Our Starting Strength Seminar identifies potentially talented coaches through a rigorous examination process that passes a small minority of those who elect to be candidates for the SSC credential. The examination process identifies coaches – it cannot develop them in a weekend seminar. No weekend educational product can develop a professional in any field of endeavor, and any organization that claims to do so is marketing, not educating.

It must be much more widely understood that barbell training coaches, specifically SSCs, are not personal trainers, and that a PhD in any of the Physical Education programs currently offered does not prepare the student for the task of effectively coaching loaded human movement under a barbell. Like any professional undertaking, it is a specialty that requires an extensive preparatory phase and tens of thousands of practical hours to master. Its practice is complex, nuanced, and with many constantly supplied subtle adjustments necessary to achieve any semblance of perfection, under a finely-honed guiding eye.

School may prepare you to learn the craft, but no school currently in existence even approximately finishes the job. An academic curriculum in Physical Education is the structured presentation of the ideas of a usually inexperienced group of professors – quite frequently a group of cyclists, runners, and badminton players – people who most often have no professional experience in barbell strength training and who seldom have any personal experience under the bar. Many of our best SSCs are self-taught, the products of their own efforts in organizing, educating, and training themselves for the task.

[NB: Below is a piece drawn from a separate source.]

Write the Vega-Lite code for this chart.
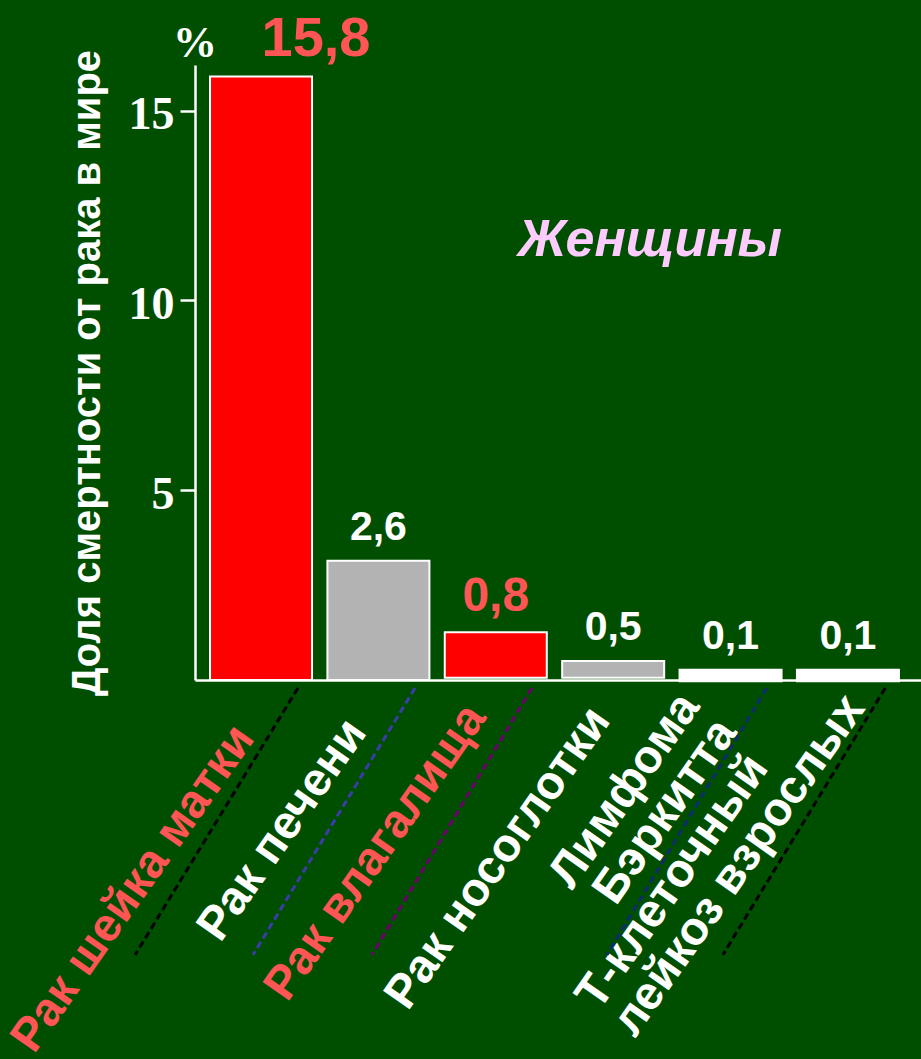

What we do as professional Starting Strength Coaches is most usually underappreciated, and undervalued. SSCs are not merely movement specialists, but loaded movement specialists, focusing on the perfection of execution under the most adverse of circumstances – a maximal force production effort against a barbell while balanced on the ground. Any idiot can teach a lunge with 3-pound dumbbells, and such wastes of time are the purview of personal trainers at corporate gyms and “functional training” studios. Our focus is the professional engineering of correctly-executed heavily-loaded total body movement patterns, and the training of strength. We make a difference in people’s lives, and our professional status should be recognized for what it is.